After independence in 1963, the under resourced Kenya Forest Department remained focused on timber production and plantation forestry in Karura.

By the mid-1980s, forest reserves all over Kenya had become havens for criminals and illegal loggers while property developers and corrupt officials were looking to take land. In 1998 almost a third of the forest was allocated secretly to developers and the Forest department received a quit notice.

However this raised a huge outcry and in January 1999 demonstrators stormed the bulldozing sites of property developers and violence broke out. Wangari Maathai, founder of the Green Belt Movement, known for her bravery in opposing previous attempted land grabs, led her group of women to plant trees but they were savagely beaten. This galvanised more demonstrations and international condemnation and the government finally gave up the fight to allow property developers to destroy the forest although did not revoke the title deeds until 2017.

Under the new Government elected in 2002 Waangari Maathai was appointed Assistant Minister for Environment and Natural Resources. A new Kenya Forests Act (2005) included safeguards against irregular de-gazettements of forest land and an emphasis on conservation with a new authority, the Kenya Forest Service (KFS) overseeing implementation.
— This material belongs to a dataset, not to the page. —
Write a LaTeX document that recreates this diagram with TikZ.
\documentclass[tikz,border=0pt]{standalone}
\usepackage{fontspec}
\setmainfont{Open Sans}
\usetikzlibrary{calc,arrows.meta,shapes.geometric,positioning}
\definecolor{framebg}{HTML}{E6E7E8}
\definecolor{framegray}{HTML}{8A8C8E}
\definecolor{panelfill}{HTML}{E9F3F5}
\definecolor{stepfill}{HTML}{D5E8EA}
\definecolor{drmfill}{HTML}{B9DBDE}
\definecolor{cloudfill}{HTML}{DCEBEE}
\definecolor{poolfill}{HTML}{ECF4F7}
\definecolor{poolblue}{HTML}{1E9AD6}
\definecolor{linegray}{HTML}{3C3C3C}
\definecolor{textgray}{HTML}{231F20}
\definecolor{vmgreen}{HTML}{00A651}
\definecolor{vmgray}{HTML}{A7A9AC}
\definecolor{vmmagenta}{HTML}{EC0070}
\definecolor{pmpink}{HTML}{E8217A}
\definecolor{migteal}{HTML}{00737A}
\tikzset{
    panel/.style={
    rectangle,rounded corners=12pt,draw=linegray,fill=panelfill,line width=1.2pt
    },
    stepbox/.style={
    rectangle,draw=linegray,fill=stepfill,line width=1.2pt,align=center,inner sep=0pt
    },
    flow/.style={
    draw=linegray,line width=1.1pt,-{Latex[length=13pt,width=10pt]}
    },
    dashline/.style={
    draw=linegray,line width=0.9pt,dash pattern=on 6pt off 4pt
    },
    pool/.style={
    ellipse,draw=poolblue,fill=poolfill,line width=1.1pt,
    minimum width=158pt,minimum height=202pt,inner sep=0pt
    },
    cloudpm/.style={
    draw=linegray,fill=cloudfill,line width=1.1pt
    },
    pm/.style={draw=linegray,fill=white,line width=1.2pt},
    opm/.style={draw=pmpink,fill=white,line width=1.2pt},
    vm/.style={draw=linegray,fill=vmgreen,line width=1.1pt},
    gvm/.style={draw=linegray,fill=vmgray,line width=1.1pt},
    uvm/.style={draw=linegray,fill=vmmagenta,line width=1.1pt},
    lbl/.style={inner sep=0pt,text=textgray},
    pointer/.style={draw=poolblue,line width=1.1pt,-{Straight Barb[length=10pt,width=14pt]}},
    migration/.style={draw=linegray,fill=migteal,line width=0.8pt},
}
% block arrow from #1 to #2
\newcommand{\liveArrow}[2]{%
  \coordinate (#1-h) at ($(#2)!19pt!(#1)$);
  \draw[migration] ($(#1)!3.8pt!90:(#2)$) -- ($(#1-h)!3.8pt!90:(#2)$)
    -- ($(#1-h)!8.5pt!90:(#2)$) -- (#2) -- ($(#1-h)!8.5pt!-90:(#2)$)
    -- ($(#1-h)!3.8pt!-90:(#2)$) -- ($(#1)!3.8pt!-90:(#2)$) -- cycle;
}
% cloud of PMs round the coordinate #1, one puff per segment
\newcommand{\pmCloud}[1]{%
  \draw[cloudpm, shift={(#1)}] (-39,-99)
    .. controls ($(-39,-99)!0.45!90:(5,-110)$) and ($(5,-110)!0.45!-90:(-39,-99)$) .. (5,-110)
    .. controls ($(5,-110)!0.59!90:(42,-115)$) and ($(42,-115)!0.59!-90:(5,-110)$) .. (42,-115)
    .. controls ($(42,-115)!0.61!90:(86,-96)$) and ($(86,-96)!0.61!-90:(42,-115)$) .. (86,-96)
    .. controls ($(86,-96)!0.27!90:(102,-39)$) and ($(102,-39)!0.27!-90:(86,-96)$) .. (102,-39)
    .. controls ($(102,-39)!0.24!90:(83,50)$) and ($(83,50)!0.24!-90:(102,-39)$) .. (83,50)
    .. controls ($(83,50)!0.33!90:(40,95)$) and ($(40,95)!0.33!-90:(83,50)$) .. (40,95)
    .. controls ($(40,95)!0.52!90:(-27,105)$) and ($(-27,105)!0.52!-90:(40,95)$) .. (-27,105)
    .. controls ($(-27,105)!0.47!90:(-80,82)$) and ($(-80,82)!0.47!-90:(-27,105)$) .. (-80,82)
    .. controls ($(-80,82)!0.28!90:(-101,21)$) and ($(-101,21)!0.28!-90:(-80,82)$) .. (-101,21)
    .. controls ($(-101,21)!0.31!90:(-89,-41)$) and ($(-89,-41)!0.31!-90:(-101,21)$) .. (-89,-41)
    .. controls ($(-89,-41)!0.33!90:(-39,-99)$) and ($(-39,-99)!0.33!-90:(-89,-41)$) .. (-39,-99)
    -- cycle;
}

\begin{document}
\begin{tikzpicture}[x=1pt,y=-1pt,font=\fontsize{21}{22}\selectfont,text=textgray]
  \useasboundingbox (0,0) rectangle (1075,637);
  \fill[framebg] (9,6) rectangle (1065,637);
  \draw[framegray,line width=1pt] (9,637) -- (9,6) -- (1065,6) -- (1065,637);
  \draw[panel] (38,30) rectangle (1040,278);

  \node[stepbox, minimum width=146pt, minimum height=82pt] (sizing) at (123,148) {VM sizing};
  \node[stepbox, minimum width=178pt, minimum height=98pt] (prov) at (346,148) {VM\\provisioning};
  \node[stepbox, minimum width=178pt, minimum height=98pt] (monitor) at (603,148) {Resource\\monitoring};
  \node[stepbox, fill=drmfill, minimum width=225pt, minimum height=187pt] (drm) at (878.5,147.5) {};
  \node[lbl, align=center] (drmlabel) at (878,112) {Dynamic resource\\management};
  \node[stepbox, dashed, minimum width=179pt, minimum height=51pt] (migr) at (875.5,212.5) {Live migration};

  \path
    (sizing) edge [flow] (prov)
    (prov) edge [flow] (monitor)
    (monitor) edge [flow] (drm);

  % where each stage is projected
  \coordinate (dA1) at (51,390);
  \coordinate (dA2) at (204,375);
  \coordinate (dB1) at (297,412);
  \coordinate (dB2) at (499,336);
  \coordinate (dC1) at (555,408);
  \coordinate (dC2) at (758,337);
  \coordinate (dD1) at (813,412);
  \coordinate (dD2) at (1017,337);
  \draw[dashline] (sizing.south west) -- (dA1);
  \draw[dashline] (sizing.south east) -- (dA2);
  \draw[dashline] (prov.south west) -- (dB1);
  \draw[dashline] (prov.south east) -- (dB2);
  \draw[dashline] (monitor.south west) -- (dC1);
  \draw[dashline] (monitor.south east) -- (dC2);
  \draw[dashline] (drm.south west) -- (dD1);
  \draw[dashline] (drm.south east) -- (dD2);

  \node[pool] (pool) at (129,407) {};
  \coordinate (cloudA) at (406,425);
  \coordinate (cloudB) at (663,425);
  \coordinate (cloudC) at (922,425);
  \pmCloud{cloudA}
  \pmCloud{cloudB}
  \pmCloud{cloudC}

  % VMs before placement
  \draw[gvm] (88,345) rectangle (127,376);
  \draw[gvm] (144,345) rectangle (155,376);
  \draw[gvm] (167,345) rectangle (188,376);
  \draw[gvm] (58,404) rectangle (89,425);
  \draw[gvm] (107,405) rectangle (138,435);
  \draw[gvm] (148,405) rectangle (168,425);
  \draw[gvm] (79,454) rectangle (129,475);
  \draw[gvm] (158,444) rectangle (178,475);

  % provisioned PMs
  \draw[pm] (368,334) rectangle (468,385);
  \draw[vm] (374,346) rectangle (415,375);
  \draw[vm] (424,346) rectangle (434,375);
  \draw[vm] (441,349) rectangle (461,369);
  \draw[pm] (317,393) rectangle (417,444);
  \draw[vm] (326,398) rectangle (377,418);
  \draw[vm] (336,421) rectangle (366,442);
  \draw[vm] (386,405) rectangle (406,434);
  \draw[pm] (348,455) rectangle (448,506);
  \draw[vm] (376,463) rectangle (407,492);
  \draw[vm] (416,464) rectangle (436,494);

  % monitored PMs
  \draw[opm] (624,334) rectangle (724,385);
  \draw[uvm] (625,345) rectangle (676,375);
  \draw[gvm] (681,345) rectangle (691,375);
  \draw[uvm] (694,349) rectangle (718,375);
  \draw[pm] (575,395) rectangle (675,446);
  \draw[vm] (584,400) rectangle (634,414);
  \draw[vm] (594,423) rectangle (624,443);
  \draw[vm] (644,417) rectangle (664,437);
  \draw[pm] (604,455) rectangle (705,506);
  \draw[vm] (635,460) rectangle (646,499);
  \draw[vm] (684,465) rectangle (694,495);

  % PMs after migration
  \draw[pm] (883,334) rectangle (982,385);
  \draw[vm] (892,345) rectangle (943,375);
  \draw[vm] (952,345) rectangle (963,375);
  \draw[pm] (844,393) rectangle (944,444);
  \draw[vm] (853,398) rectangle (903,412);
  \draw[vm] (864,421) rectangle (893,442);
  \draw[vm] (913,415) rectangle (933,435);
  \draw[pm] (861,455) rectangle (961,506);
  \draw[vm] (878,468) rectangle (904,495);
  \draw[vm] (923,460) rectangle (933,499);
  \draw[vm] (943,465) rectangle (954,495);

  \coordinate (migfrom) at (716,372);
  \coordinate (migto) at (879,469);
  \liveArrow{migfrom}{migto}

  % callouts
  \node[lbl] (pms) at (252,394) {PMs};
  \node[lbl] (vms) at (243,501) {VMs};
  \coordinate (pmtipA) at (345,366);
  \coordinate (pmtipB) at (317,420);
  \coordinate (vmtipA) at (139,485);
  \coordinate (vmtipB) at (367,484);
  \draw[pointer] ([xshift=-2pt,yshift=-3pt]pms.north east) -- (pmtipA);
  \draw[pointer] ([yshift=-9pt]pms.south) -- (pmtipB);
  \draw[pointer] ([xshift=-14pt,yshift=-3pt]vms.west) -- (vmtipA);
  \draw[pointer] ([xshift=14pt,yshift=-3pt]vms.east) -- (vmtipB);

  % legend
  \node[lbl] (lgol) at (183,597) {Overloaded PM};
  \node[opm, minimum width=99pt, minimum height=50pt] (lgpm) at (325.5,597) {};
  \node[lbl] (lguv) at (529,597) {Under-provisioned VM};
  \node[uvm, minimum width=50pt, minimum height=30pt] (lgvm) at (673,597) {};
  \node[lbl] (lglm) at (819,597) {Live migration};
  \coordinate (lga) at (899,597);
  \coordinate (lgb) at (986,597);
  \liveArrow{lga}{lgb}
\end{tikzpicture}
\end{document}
The Act recognised the importance of forest-adjacent local communities and the Friends of Karura Community Forest Association was registered in 2009. FKF raised private funding ensure the security and infrastructure of the forest including an electric fence, forest scouts, and facilities, including gates and gate-houses, rest-rooms, and parking areas and rehabilitated forest tracks and trails. The old Kenya Shell (now Vivo Energy) sports club became the Karura Forest Environment Education Trust (KFEET) with 4.1 hectares of sports fields and recreational facilities and by 2011 the forest was financially self sufficient. A new office building by the main Limuru Road entrance was constructed as a centre for managing the forest from the revenues.
. By 2011 the huge number of paying visitors made the forest financially self sufficient.
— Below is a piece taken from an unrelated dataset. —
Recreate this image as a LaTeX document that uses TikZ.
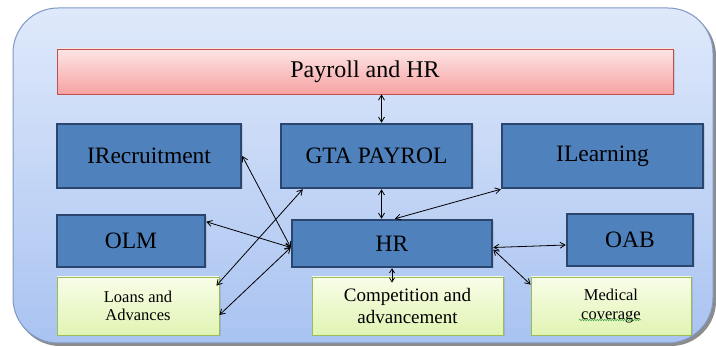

FKF also prioritised the restoration of Karura’s natural forest ecosystem to replace old plantations of cypresses, monkey-puzzles, and eucalypts which covered nearly 75% of the forest indigenous species as well as getting rid of the infestation of alien plants such as Lantana camara and Caesalpinia decapetala (‘Mauritius thorn’)
A phased KFS-managed logging programme began in 2011 following standard tendering procedures and regulations and the sites prepared for re-planting with native trees. By October 2019, Karura’s indigenous vegetation cover had increased to more than 40 % and is now at 60%. For example Wangari Maathai’s Grove, a neglected Eucalyptus plantation was cleared in 2018, re-planted with indigenous species, and is now a tranquil forested haven.
Inventories of the forest’s flora and fauna (over 560 species of plants and 230 of birds including the Crowned Eagle). Remote cameras caught images of over 20 mammals including Giant Pouched Rats to African Civets, side-striped jackals and Bush Pigs. After an absence of many decades, over 120 Colobus monkeys were re-introduced between 2014 and 2016 and their number has more than doubled.

The current plan is to continue restoring old degraded plantations of exotic trees from South America, Australia and Asia to indigenous forest cover at the rate of 15 hectares per year. The FKF Nursery, nurtures nearly 100,000 indigenous seedlings from 70 different species of trees and shrubs indigenous to Kenya’s dry upland forests which are ready to be planted.

Currently, Karura is the most popular place in Kenya for people to visit and relax with 75,000 visits each month – the majority by Kenyan citizens.